Entre múltiples acentos españoles José charla cuando puede con sus compatriotas. Algunos le cuentan que tenían cadenas de restaurantes en Venezuela, otros que trabajaban en empresas y otros en servicios audiovisuales. Muchos de sus compañeros son licenciados y, a pesar de ello, tuvieron que venir a otro país, dejar sus comodidades, abandonar parientes e intentar adaptarse a lo que les tocó. A pesar de sus adversidades, José no se moja en la tormenta e intenta dar lo mejor de sí.
Hora de irse
Cuando el reloj marca las 18, el venezolano sabe que es hora de irse a casa y procede a dirigirse al puesto de control en el subsuelo del hotel.
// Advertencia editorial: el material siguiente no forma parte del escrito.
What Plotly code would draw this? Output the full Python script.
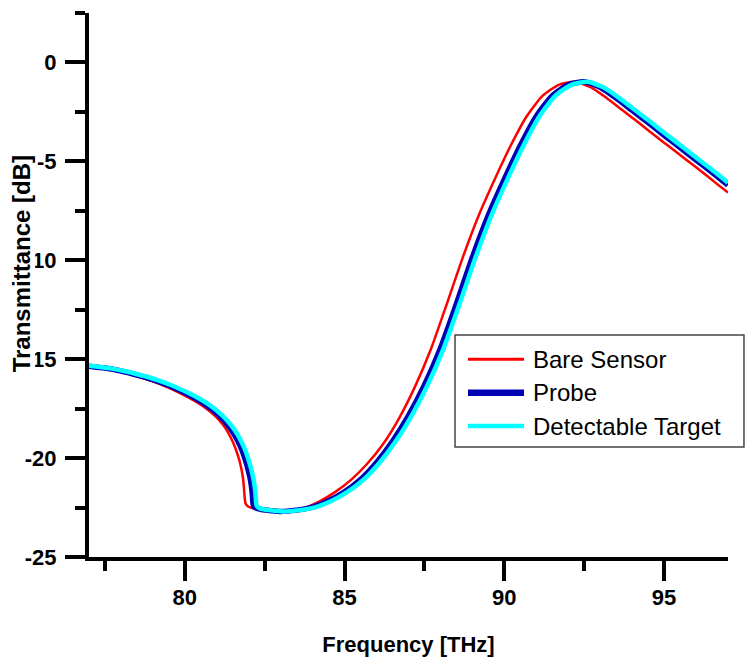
import plotly.graph_objects as go

# Transmittance spectra (frequency in THz, transmittance in dB)
bare_freq = [77.0, 77.5, 78.0, 78.5, 79.0, 79.5, 80.0, 80.4, 80.7, 81.0, 81.2, 81.35,
             81.5, 81.6, 81.7, 81.77, 81.82, 81.85, 81.87, 81.9, 81.98, 82.2, 82.6,
             83.0, 83.6, 84.2, 84.7, 85.2, 85.7, 86.2, 86.7, 87.2, 87.7, 88.2, 88.7,
             89.2, 89.7, 90.2, 90.7, 91.2, 91.7, 92.2, 92.7, 93.2, 93.7, 94.2, 94.7,
             95.2, 95.7, 96.2, 96.7, 97.0]
bare_db = [-15.37, -15.48, -15.64, -15.86, -16.12, -16.45, -16.84, -17.2, -17.53, -17.95,
           -18.33, -18.7, -19.17, -19.58, -20.08, -20.55, -21.02, -21.5, -21.95, -22.3,
           -22.45, -22.56, -22.64, -22.68, -22.6, -22.2, -21.72, -21.1, -20.3, -19.3,
           -18.0, -16.4, -14.5, -12.2, -9.85, -7.72, -5.9, -4.2, -2.72, -1.68, -1.13,
           -0.98, -1.25, -1.8, -2.42, -3.04, -3.68, -4.3, -4.93, -5.55, -6.2, -6.58]

probe_freq = [77.0, 77.5, 78.0, 78.5, 79.0, 79.5, 80.0, 80.4, 80.7, 81.0, 81.25, 81.45,
              81.6, 81.75, 81.85, 81.95, 82.03, 82.08, 82.11, 82.13, 82.15, 82.22, 82.4,
              82.7, 83.0, 83.5, 84.0, 84.5, 85.0, 85.5, 86.0, 86.5, 87.0, 87.5, 88.0,
              88.5, 89.0, 89.5, 90.0, 90.5, 91.0, 91.5, 92.0, 92.5, 93.0, 93.5, 94.0,
              94.5, 95.0, 95.5, 96.0, 96.5, 97.0]
probe_db = [-15.35, -15.45, -15.6, -15.8, -16.03, -16.33, -16.7, -17.04, -17.35, -17.74,
            -18.15, -18.56, -18.95, -19.45, -19.87, -20.4, -20.92, -21.38, -21.8, -22.25,
            -22.42, -22.52, -22.6, -22.66, -22.7, -22.63, -22.48, -22.16, -21.7, -21.08,
            -20.22, -19.15, -17.85, -16.3, -14.45, -12.2, -9.85, -7.72, -5.9, -4.2, -2.72,
            -1.68, -1.13, -0.98, -1.25, -1.8, -2.42, -3.04, -3.68, -4.3, -4.93, -5.55, -6.2]

target_freq = [77.0, 77.6, 78.1, 78.6, 79.1, 79.6, 80.1, 80.5, 80.8, 81.1, 81.35, 81.55,
               81.7, 81.85, 81.95, 82.05, 82.13, 82.18, 82.21, 82.23, 82.25, 82.32, 82.5,
               82.8, 83.1, 83.6, 84.1, 84.6, 85.1, 85.6, 86.1, 86.6, 87.1, 87.6, 88.1,
               88.6, 89.1, 89.6, 90.1, 90.6, 91.1, 91.6, 92.1, 92.6, 93.1, 93.6, 94.1,
               94.6, 95.1, 95.6, 96.1, 96.6, 97.0]
target_db = [-15.33, -15.45, -15.6, -15.8, -16.03, -16.33, -16.7, -17.04, -17.35, -17.74,
             -18.15, -18.56, -18.95, -19.45, -19.87, -20.4, -20.92, -21.38, -21.8, -22.25,
             -22.42, -22.52, -22.6, -22.66, -22.7, -22.63, -22.48, -22.16, -21.7, -21.08,
             -20.22, -19.15, -17.85, -16.3, -14.45, -12.2, -9.85, -7.72, -5.9, -4.2, -2.72,
             -1.68, -1.13, -0.98, -1.25, -1.8, -2.42, -3.04, -3.68, -4.3, -4.93, -5.55, -6.08]

series_names = ["Bare Sensor", "Probe", "Detectable Target"]
series_colors = ["#ff0000", "#0000b4", "#00ffff"]
series_widths = [2.5, 5.5, 4.5]

y_tick_vals = [-25, -20, -15, -10, -5, 0]
y_tick_text = ["-25", "-20", "-15", "-10", "-5", "0"]
x_tick_vals = [80, 85, 90, 95]
x_tick_text = ["80", "85", "90", "95"]

FONT = "Liberation Sans, Arial, sans-serif"

fig = go.Figure()
for name, fx, fy, col, w in zip(series_names,
                                [bare_freq, probe_freq, target_freq],
                                [bare_db, probe_db, target_db],
                                series_colors, series_widths):
    fig.add_trace(go.Scatter(x=fx, y=fy, mode="lines", name=name,
                             line=dict(color=col, width=w, shape="spline", smoothing=0.6),
                             showlegend=False))

axis_common = dict(
    showline=True, linecolor="black", linewidth=4, mirror=False,
    showgrid=False, zeroline=False, automargin=False,
    ticks="outside", ticklen=20, tickwidth=4, tickcolor="black",
    tickfont=dict(family=FONT, size=22, color="black", weight="bold"),
    tickmode="array",
)

fig.update_xaxes(**axis_common, range=[77, 97], tickvals=x_tick_vals, ticktext=x_tick_text,
                 minor=dict(tickmode="linear", tick0=77.5, dtick=5, ticklen=10,
                            tickwidth=4, tickcolor="black", ticks="outside"),
                 ticklabelstandoff=-2,
                 title=dict(text="Frequency [THz]", standoff=28,
                            font=dict(family=FONT, size=22, color="black", weight="bold")))
fig.update_yaxes(**axis_common, range=[-25, 2.5], tickvals=y_tick_vals, ticktext=y_tick_text,
                 minor=dict(tickmode="linear", tick0=-22.5, dtick=5, ticklen=10,
                            tickwidth=4, tickcolor="black", ticks="outside"),
                 ticklabelstandoff=4)

# y-axis title drawn as an annotation with a white backing
annotations = [dict(text="<b>Transmittance [dB]</b>", xref="paper", yref="paper",
                    x=-0.1064, y=0.538, xanchor="center", yanchor="middle",
                    textangle=-90, showarrow=False, bgcolor="white", borderpad=0,
                    font=dict(family=FONT, size=24, color="black"))]

# legend box with line samples
shapes = [dict(type="rect", xref="paper", yref="paper", x0=0.5728, x1=1.025,
               y0=0.2022, y1=0.4081, line=dict(color="#444444", width=1.5),
               fillcolor="white", layer="above")]
row_y = [0.3634, 0.3020, 0.2408]
legend_line_widths = [3, 6.5, 4.5]
for name, col, lw, ry in zip(series_names, series_colors, legend_line_widths, row_y):
    shapes.append(dict(type="line", xref="paper", yref="paper", x0=0.5931, x1=0.6808,
                       y0=ry, y1=ry, line=dict(color=col, width=lw), layer="above"))
    annotations.append(dict(text=name, xref="paper", yref="paper", x=0.6917, y=ry,
                            xanchor="left", yanchor="middle", showarrow=False,
                            font=dict(family=FONT, size=24, color="black")))

fig.update_layout(
    width=745, height=662,
    margin=dict(l=89, r=17, t=13, b=105),
    paper_bgcolor="white", plot_bgcolor="white",
    shapes=shapes, annotations=annotations,
    showlegend=False,
)

fig.write_html("out.html")
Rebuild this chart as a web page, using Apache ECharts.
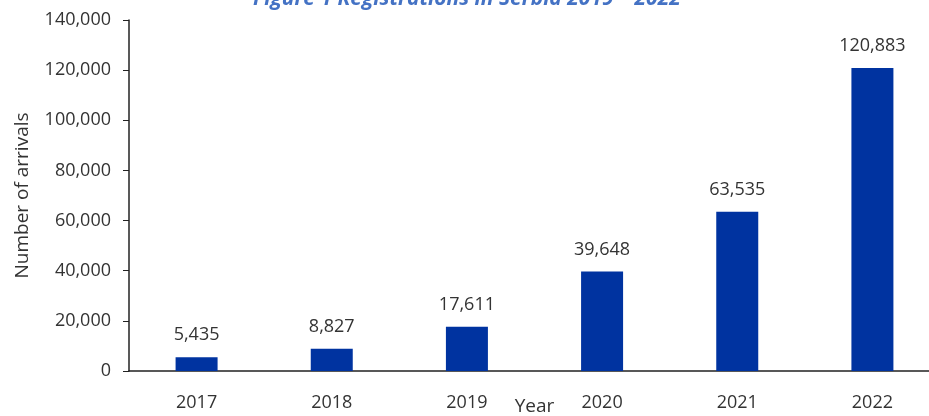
<!DOCTYPE html>
<html>
<head>
<meta charset="utf-8">
<script src="https://cdn.jsdelivr.net/npm/echarts@6/dist/echarts.min.js"></script>
<style>
html, body { margin: 0; padding: 0; background: #fff; }
#chart { width: 929px; height: 416px; }
</style>
</head>
<body>
<div id="chart"></div>
<script>
var years = ['2017', '2018', '2019', '2020', '2021', '2022'];
var arrivals = [5435, 8827, 17611, 39648, 63535, 120883];
var yTicks = [0, 20000, 40000, 60000, 80000, 100000, 120000, 140000];

var fmt = function (v) { return v.toLocaleString('en-US'); };

var myChart = echarts.init(document.getElementById('chart'));
var option = {
    backgroundColor: '#fff',
    textStyle: { fontFamily: 'Open Sans' },
    title: {
        text: 'Figure 1 Registrations in Serbia 2019 \u2013 2022',
        left: 248,
        top: -16,
        textStyle: {
            color: '#4472C4',
            fontSize: 21,
            fontWeight: 'bold',
            fontStyle: 'italic',
            fontFamily: 'Open Sans'
        }
    },
    grid: {
        left: 129,
        right: -11,
        top: 20,
        bottom: 45,
        containLabel: false,
        outerBoundsMode: 'none'
    },
    xAxis: {
        type: 'category',
        data: years,
        name: 'Year',
        nameLocation: 'middle',
        nameGap: 26,
        nameMoveOverlap: false,
        nameTextStyle: { color: '#333', fontSize: 19, verticalAlign: 'top' },
        axisLine: { lineStyle: { color: '#222', width: 1.5 } },
        axisTick: { alignWithLabel: true, length: 6, lineStyle: { color: '#222' } },
        axisLabel: { color: '#333', fontSize: 18, margin: 23 }
    },
    yAxis: {
        type: 'value',
        min: yTicks[0],
        max: yTicks[yTicks.length - 1],
        interval: 20000,
        name: 'Number of arrivals',
        nameLocation: 'middle',
        nameGap: 97,
        nameMoveOverlap: false,
        nameTextStyle: { color: '#333', fontSize: 19 },
        axisLine: { show: true, lineStyle: { color: '#222', width: 1.5 } },
        axisTick: { show: true, length: 6, lineStyle: { color: '#222' } },
        splitLine: { show: false },
        axisLabel: {
            color: '#333',
            fontSize: 18,
            margin: 18,
            formatter: function (v) { return fmt(v); }
        }
    },
    series: [{
        type: 'bar',
        data: arrivals,
        barWidth: 42,
        itemStyle: { color: '#0033A0' },
        label: {
            show: true,
            position: 'top',
            distance: 13,
            color: '#333',
            fontSize: 18,
            formatter: function (p) { return fmt(p.value); }
        }
    }]
};
myChart.setOption(option);
</script>
</body>
</html>
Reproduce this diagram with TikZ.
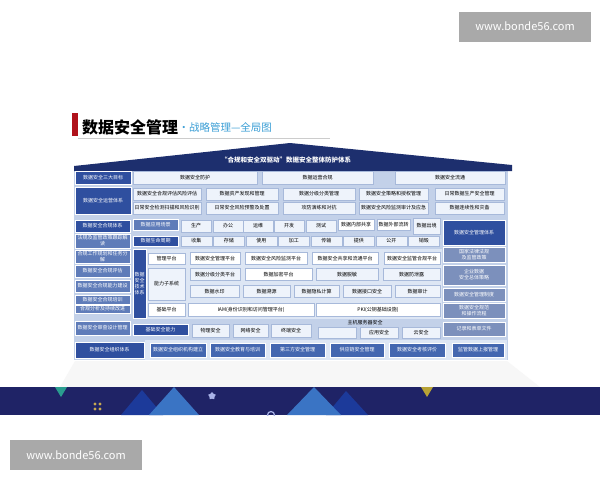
\documentclass[tikz,border=0pt]{standalone}
\usepackage{fontspec}
\setmainfont{Noto Sans CJK SC}
\usetikzlibrary{shapes.geometric}

\definecolor{headblue}{HTML}{2F4F9F}
\definecolor{sideblue}{HTML}{5F7CB9}
\definecolor{rightgray}{HTML}{7C90BC}
\definecolor{orgblue}{HTML}{4467B0}
\definecolor{bodybg}{HTML}{C3D1E9}
\definecolor{panelbg}{HTML}{DDE6F4}
\definecolor{cellfill}{HTML}{EEF3FB}
\definecolor{cellline}{HTML}{A7B9DA}
\definecolor{roofblue}{HTML}{1D2F6E}
\definecolor{footnavy}{HTML}{1F2366}
\definecolor{titleblue}{HTML}{3C9FD6}
\definecolor{wmgray}{HTML}{A9A9A9}
\definecolor{titlered}{HTML}{B0121B}
\definecolor{decoteal}{HTML}{2A9D8F}
\definecolor{decoolive}{HTML}{B8A336}
\definecolor{decodark}{HTML}{1C3A9A}
\definecolor{decolight}{HTML}{3A74C4}
\definecolor{decogold}{HTML}{C8A951}
\definecolor{decolilac}{HTML}{A9B3E8}
\newcommand{\cellfont}{\fontsize{5}{6}\selectfont}

\begin{document}
\begin{tikzpicture}[x=1pt,y=-1pt]
\tikzstyle{every node}+=[inner sep=0pt]
\tikzstyle{cell}=[rectangle, draw=cellline, fill=cellfill, font=\cellfont, align=center, minimum height=12pt]
\tikzstyle{whitecell}=[cell, fill=white]
\tikzstyle{headbox}=[rectangle, draw=white, fill=headblue, text=white, font=\cellfont, align=center]
\tikzstyle{sidebox}=[rectangle, draw=white, fill=sideblue, text=white, font=\cellfont, align=center]
\tikzstyle{rightbox}=[rectangle, draw=white, fill=rightgray, text=white, font=\cellfont, align=center]
\tikzstyle{orgbox}=[rectangle, draw=white, fill=orgblue, text=white, font=\cellfont, minimum height=14pt]
\tikzstyle{watermark}=[rectangle, fill=wmgray, text=white, font=\fontsize{11}{13}\selectfont, minimum width=132pt, minimum height=30pt]
\useasboundingbox (0,0) rectangle (600,480);
\fill[white] (0,0) rectangle (600,480);

% watermarks
\node[watermark] (wmtop) at (525,26.5) {www.bonde56.com};
\node[watermark] (wmbottom) at (76,455) {www.bonde56.com};

% title
\fill[titlered] (72,113) rectangle (78,136);
\node[anchor=west, font=\fontsize{16}{18}\selectfont\bfseries] (title) at (82,127.5) {数据安全管理};
\node[anchor=west, text=titleblue, font=\fontsize{10.5}{12}\selectfont] (subtitle) at (title.east) {•战略管理—全局图};
\draw[gray!40, line width=0.8pt] (78,138.5) -- (330,138.5);

% roof and body
\fill[bodybg] (74,168) rectangle (508,360);
\fill[roofblue] (74,171) -- (74,166) -- (290,143) -- (512,165) -- (512,171) -- cycle;
\node[text=white, font=\fontsize{6.5}{8}\selectfont\bfseries] (roof) at (286,160) {“合规和安全双驱动”数据安全整体防护体系};

% goals
\node[headbox, minimum width=56pt, minimum height=13pt] (goal) at (103,177.5) {数据安全三大目标};
\node[cell, minimum width=124pt, minimum height=13pt] (goal1) at (195,177.5) {数据安全防护};
\node[cell, minimum width=111pt, minimum height=13pt] (goal2) at (317.5,177.5) {数据运营合规};
\node[cell, minimum width=110pt, minimum height=13pt] (goal3) at (450,177.5) {数据安全流通};

% operation system
\node[headbox, minimum width=56pt, minimum height=27pt] (ops) at (103,200.5) {数据安全运营体系};
\node[cell, minimum width=68pt] (ops1) at (167,194) {数据安全合规评估风险评估};
\node[cell, minimum width=72pt] (ops2) at (242,194) {数据资产发现和管理};
\node[cell, minimum width=72pt] (ops3) at (319,194) {数据分级分类管理};
\node[cell, minimum width=69pt] (ops4) at (393.5,194) {数据安全策略和授权管理};
\node[cell, minimum width=69pt] (ops5) at (469.5,194) {日常数据生产安全管理};
\node[cell, minimum width=68pt] (ops6) at (167,208) {日常安全检测扫描和风险识别};
\node[cell, minimum width=72pt] (ops7) at (242,208) {日常安全风险预警及处置};
\node[cell, minimum width=72pt] (ops8) at (319,208) {攻防演练和对抗};
\node[cell, minimum width=69pt] (ops9) at (393.5,208) {数据安全风险监测审计及应急};
\node[cell, minimum width=69pt] (ops10) at (469.5,208) {数据连续性和灾备};

% compliance column
\node[headbox, minimum width=55pt, minimum height=12pt] (comp) at (102.5,226) {数据安全合规体系};
\node[sidebox, minimum width=55pt, minimum height=14pt] (comp1) at (102.5,241) {法规及监管政策跟踪解\\读};
\node[sidebox, minimum width=55pt, minimum height=13pt] (comp2) at (102.5,256.5) {合规工作规划和任务分\\解};
\node[sidebox, minimum width=55pt, minimum height=12pt] (comp3) at (102.5,271) {数据安全合规评估};
\node[sidebox, minimum width=55pt, minimum height=12pt] (comp4) at (102.5,286) {数据安全合规能力建设};
\node[sidebox, minimum width=55pt, minimum height=9pt] (comp5) at (102.5,299.5) {数据安全合规培训};
\node[sidebox, minimum width=55pt, minimum height=8pt] (comp6) at (102.5,309) {合规分析及持续改进};
\node[sidebox, minimum width=55pt, minimum height=14pt] (comp7) at (102.5,328) {数据安全审查设计管理};

% scenes and life cycle
\node[sidebox, minimum width=45pt, minimum height=11pt] (scene) at (155.5,224.5) {数据应用场景};
\foreach \name/\cx [count=\i] in {生产/196, 办公/228, 运维/258, 开发/289, 测试/321}
  \node[cell, minimum width=30pt] (scene\i) at (\cx,226) {\name};
\node[whitecell, minimum width=36pt, minimum height=11pt] (share) at (356,224.5) {数据内部共享};
\node[whitecell, minimum width=33pt, minimum height=11pt] (transfer) at (393.5,224.5) {数据外部流转};
\node[cell, minimum width=27pt, minimum height=16pt] (export) at (426.5,226) {数据出境};
\node[headbox, minimum width=45pt, minimum height=10pt] (life) at (155.5,241) {数据生命周期};
\foreach \name [count=\i] in {收集, 存储, 使用, 加工, 传输, 提供, 公开, 销毁}
  \node[cell, minimum width=31pt, minimum height=10pt] (life\i) at (196.25+32.5*\i-32.5,241) {\name};

% technology system
\fill[panelbg] (146,249) rectangle (442,319);
\node[headbox, minimum width=13pt, minimum height=69pt] (tech) at (139.5,283.5) {数据\\安全\\技术\\体系};
\node[whitecell, minimum width=37pt, minimum height=11pt] (mgmt) at (166.5,258.5) {管理平台};
\node[whitecell, minimum width=50pt] (mgmt1) at (215,258.5) {数据安全管理平台};
\node[whitecell, minimum width=62pt] (mgmt2) at (276,258.5) {数据安全风险监测平台};
\node[whitecell, minimum width=66pt] (mgmt3) at (345,258.5) {数据安全共享和流通平台};
\node[whitecell, minimum width=56pt] (mgmt4) at (412,258.5) {数据安全监管合规平台};
\node[cell, minimum width=37pt, minimum height=32pt] (cap) at (166.5,284) {能力子系统};
\node[cell, minimum width=50pt] (cap1) at (215,274.5) {数据分级分类平台};
\node[whitecell, minimum width=67pt] (cap2) at (278.5,274.5) {数据加密平台};
\node[cell, minimum width=62pt] (cap3) at (347,274.5) {数据脱敏};
\node[cell, minimum width=57pt] (cap4) at (411.5,274.5) {数据防泄露};
\node[cell, minimum width=49pt] (cap5) at (214.5,291.5) {数据水印};
\node[cell, minimum width=47pt] (cap6) at (266.5,291.5) {数据溯源};
\node[cell, minimum width=45pt] (cap7) at (316.5,291.5) {数据隐私计算};
\node[cell, minimum width=48pt] (cap8) at (367,291.5) {数据接口安全};
\node[cell, minimum width=45pt] (cap9) at (417.5,291.5) {数据审计};
\node[whitecell, minimum width=37pt, minimum height=13pt] (base) at (166.5,309.5) {基础平台};
\node[whitecell, minimum width=126pt, minimum height=13pt] (iam) at (251,309.5) {IAM(身份识别和访问管理平台)};
\node[whitecell, minimum width=124pt, minimum height=13pt] (pki) at (378,309.5) {PKI(公钥基础设施)};

% basic security
\node[headbox, minimum width=55pt, minimum height=11pt] (basic) at (160.5,329.5) {基础安全能力};
\node[cell, minimum width=37pt, minimum height=13pt] (basic1) at (210.5,330.5) {物理安全};
\node[cell, minimum width=35pt, minimum height=13pt] (basic2) at (250.5,330.5) {网络安全};
\node[cell, minimum width=40pt, minimum height=13pt] (basic3) at (291,330.5) {终端安全};
\node[font=\cellfont] (host) at (365,322.5) {主机服务器安全};
\node[cell, minimum width=38pt, minimum height=11pt] (basic4) at (337,332.5) {};
\node[cell, minimum width=38pt, minimum height=11pt] (basic5) at (379,332.5) {应用安全};
\node[cell, minimum width=38pt, minimum height=11pt] (basic6) at (421,332.5) {云安全};

% management column
\node[headbox, minimum width=62pt, minimum height=25pt] (man) at (474,232.5) {数据安全管理体系};
\node[rightbox, minimum width=62pt, minimum height=15pt] (man1) at (474,254.5) {国家法律法规\\及监管政策};
\node[rightbox, minimum width=62pt, minimum height=20pt] (man2) at (474,275) {企业数据\\安全总体策略};
\node[rightbox, minimum width=62pt, minimum height=13pt] (man3) at (474,294.5) {数据安全管理制度};
\node[rightbox, minimum width=62pt, minimum height=15pt] (man4) at (474,310.5) {数据安全规范\\和操作流程};
\node[rightbox, minimum width=62pt, minimum height=14pt] (man5) at (474,329) {记录和表单文件};

% organisation
\fill[panelbg] (145,340) rectangle (507,360);
\node[headbox, minimum width=69pt, minimum height=16pt] (org) at (109.5,350) {数据安全组织体系};
\node[orgbox, minimum width=56pt] (org1) at (178,350) {数据安全组织机构建立};
\node[orgbox, minimum width=55pt] (org2) at (237.5,350) {数据安全教育与培训};
\node[orgbox, minimum width=55pt] (org3) at (297.5,350) {第三方安全管理};
\node[orgbox, minimum width=54pt] (org4) at (357,350) {供应链安全管理};
\node[orgbox, minimum width=56pt] (org5) at (417,350) {数据安全考核评价};
\node[orgbox, minimum width=52pt] (org6) at (478,350) {监管数据上报管理};

% footer
\fill[gray!6] (60,387) -- (75,361) -- (507,361) -- (540,387) -- cycle;
\fill[footnavy] (0,387) rectangle (600,415);
\fill[decoteal] (55,387) -- (67,387) -- (61,397) -- cycle;
\fill[decoolive] (421,387) -- (433,387) -- (427,397) -- cycle;
\fill[decodark] (121,415) -- (142,390) -- (163,415) -- cycle;
\fill[decolight] (149,415) -- (174,387) -- (199,415) -- cycle;
\fill[decodark] (326,415) -- (346,391) -- (368,415) -- cycle;
\fill[decolight] (287,415) -- (314,387) -- (341,415) -- cycle;
\foreach \dx in {0,5}
  \foreach \dy in {0,5}
    \fill[decogold] (95+\dx,404+\dy) circle (1.6);
\node[star, star points=5, fill=decolilac, minimum size=8pt] (star) at (212,396) {};
\begin{scope}
\clip (0,387) rectangle (600,415);
\draw[decolilac, line width=1.2pt] (271,415) circle (3.5);
\end{scope}
\end{tikzpicture}
\end{document}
Una vez allí, él deja sus auriculares y su micrófono con el cual se comunica dentro del departamento.
Después de charlar con los jefes, José se va a su auto y emprende el viaje de vuelta a su estudio en la pequeña Havana, un barrio conocido por sus baratos alquileres y una seguridad media baja.
En el trayecto se choca con edificios de lujo y yates que le hacen acordar a su vieja vida, en donde nunca nada le faltaba y se daba placeres de todos los gustos. Al ritmo de la salsa, José se acuerda de sus vinos y de sus parrilladas en familia a la vez que canta como si nadie le estuviera viendo.
Una vez llegado a su lugar, José reflexiona acerca de las situaciones que lo colocaron allí y piensa que es afortunado de estar en Miami, ya que es una ciudad que no parece Estados Unidos. Sus caribeñas playas, su cálida gente y las reuniones entre amigos les permiten no extrañar tanto su casa, en la que se mantiene al tanto hablando por videollamadas con sus padres y hermanos todos los días.
Con su sueldo de nueve dólares la hora, José no puede darse muchos lujos y apenas le alcanza para el alquiler, pero él confía en su suerte y espera trabajar mucho para ascender y ganar más dinero.
Reflexionando
El reloj sigue pasando y José decide irse a dormir a las 23 para levantarse temprano al otro día. Al acostarse lo invade la rutina y sabe que las mañanas serán todas iguales. A pesar de ello, él no se desalienta y se tranquiliza al recordar que está seguro en su cama, al contrario de lo que está pasando en su país de origen. José eligió moverse para superarse y no extinguirse como los dinosaurios.
En busca de un mañana mejor el venezolano prefirió salir de su zona de confort para progresar con trabajo duro, enseñando una lección de esfuerzo de la que muchos deberían aprender. Además, logró que todos valoren sus tranquilas vidas ya que nunca se sabe cuando prescindirán de ellas.